5. Dealing with Losses and Responsible Investing
Unexpected losses in crypto trading can trigger intense emotions. Emotional discipline strategies (as mentioned above) help. But it’s just as important to mentally prepare for worst-case scenarios.
Know that unforeseen events—like new regulations or a rival crypto’s technological breakthrough—can result in significant losses. That’s why you should only allocate what you’re comfortable risking.
Not sure how much of your portfolio a single crypto like Bitcoin should occupy? Position sizing (trade size based on total capital) is a useful guideline. Diversifying your portfolio also promotes responsible trading. You should not invest all your capital in one asset—spread it across different ones to lower the risk of large losses.

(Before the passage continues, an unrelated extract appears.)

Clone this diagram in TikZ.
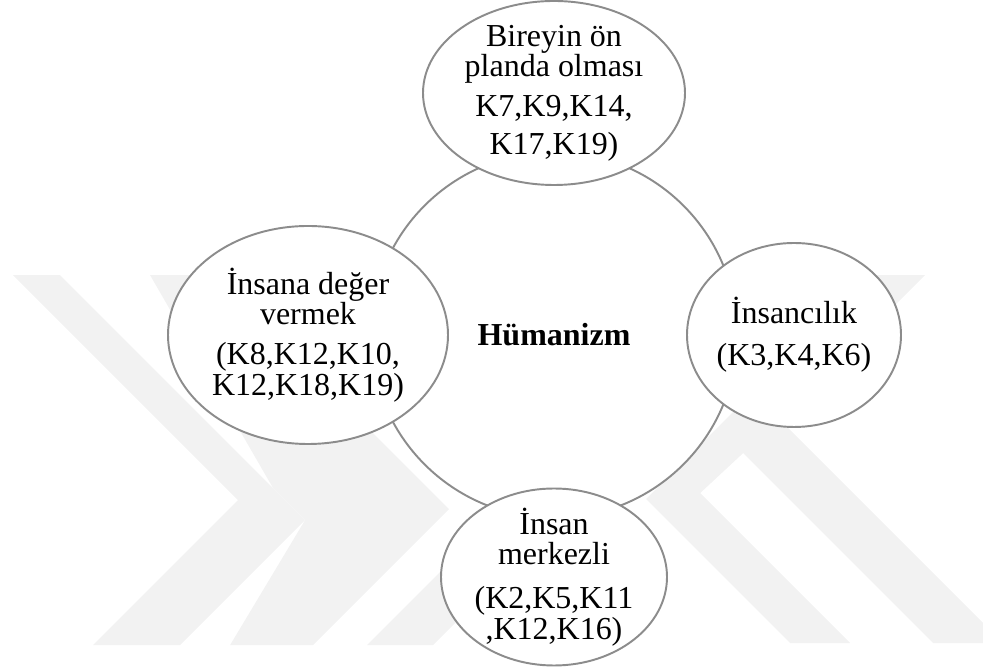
\documentclass[tikz,border=0pt]{standalone}
\usepackage{fontspec}
\setmainfont{Liberation Serif}
\usepackage{tikz}
\usetikzlibrary{positioning,shapes.geometric}
\definecolor{rimGray}{HTML}{8C8C8C}
\definecolor{markGray}{HTML}{F2F2F2}

\begin{document}
\begin{tikzpicture}[
  node distance=4.84cm,
  every node/.style={font=\fontsize{18.2}{17.2}\selectfont},
  oval/.style={ellipse, draw=rimGray, line width=1.1pt, fill=white, align=center, inner sep=-6pt, on grid},
  hub/.style={circle, draw=rimGray, line width=1.1pt, fill=white, minimum size=7.32cm, inner sep=0pt},
  wmark/.style={fill=markGray, draw=none}
]
\useasboundingbox (0,0) rectangle (19.66,13.4);
% faint watermark behind everything
\begin{scope}[x=0.02cm, y=-0.02cm, yshift=13.4cm]
\fill[wmark] (13,275) -- (60,275) -- (305,520) -- (180,645) -- (93,645) -- (238,500) -- cycle;
\fill[wmark] (150,275) -- (215,275) -- (449,509) -- (313,645) -- (230,645) -- (305,520) -- (273,488) -- cycle;
\fill[wmark] (367,645) -- (433,645) -- (620,458) -- (554,458) -- cycle;
\fill[wmark] (870,275) -- (925,275) -- (780,420) -- (983,623) -- (983,643) -- (933,643) -- (743,453)
  -- (700,493) -- (850,643) -- (790,643) -- (646,499) -- cycle;
\end{scope}
% centre and the four ovals
\node[hub] (hum) at (11.08,6.70) {\textbf{Hümanizm}};
\node[oval, above=of hum, minimum width=5.24cm, minimum height=3.68cm] (birey)
  {Bireyin ön\\planda olması\\[0.2cm]K7,K9,K14,\\[0.14cm]K17,K19)};
\node[oval, left=4.92cm of hum, minimum width=5.6cm, minimum height=4.36cm] (deger)
  {İnsana değer\\vermek\\[0.2cm](K8,K12,K10,\\K12,K18,K19)};
\node[oval, right=4.8cm of hum, minimum width=4.28cm, minimum height=3.68cm] (insanci)
  {İnsancılık\\[0.24cm](K3,K4,K6)};
\node[oval, below=of hum, minimum width=4.52cm, minimum height=3.54cm] (merkez)
  {İnsan\\merkezli\\[0.28cm](K2,K5,K11\\,K12,K16)};
\end{tikzpicture}
\end{document}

6. Tools and Techniques for Risk Management
Sudden market shifts or unexpected events can increase loss risks in crypto trading. That’s why risk management strategies are essential. Depending on your broker or exchange, the following methods help secure your portfolio and support a long-term strategy:
Stop-loss orders: automatic sell orders triggered when a price drops below a certain threshold
Diversification: spreading your investments across various assets
Position sizing: tailoring trade size based on your total capital
Take-profit orders: automatic sales to lock in profits at pre-set price levels
Trailing stops: dynamic stop-losses that adjust as prices rise
Hedging: opening counter-positions to reduce losses in volatile markets
7. Best Practices for Securing Your Trading Accounts and Wallets
To protect your trading accounts and wallets:
Use strong, unique passwords
Enable two-factor authentication
Regularly review your security settings
8. Understanding Verification and Finality of Blockchain Transactions
Blockchain transactions are irreversible—once crypto is sent to another wallet, it can’t be undone. Always double-check transaction details, such as the recipient’s wallet address and the amount, before confirming.
Transaction fees are also important. Miners verify and add transactions to the blockchain, earning fees and newly mined coins/tokens for their efforts. These fees incentivise miners to keep the network running securely.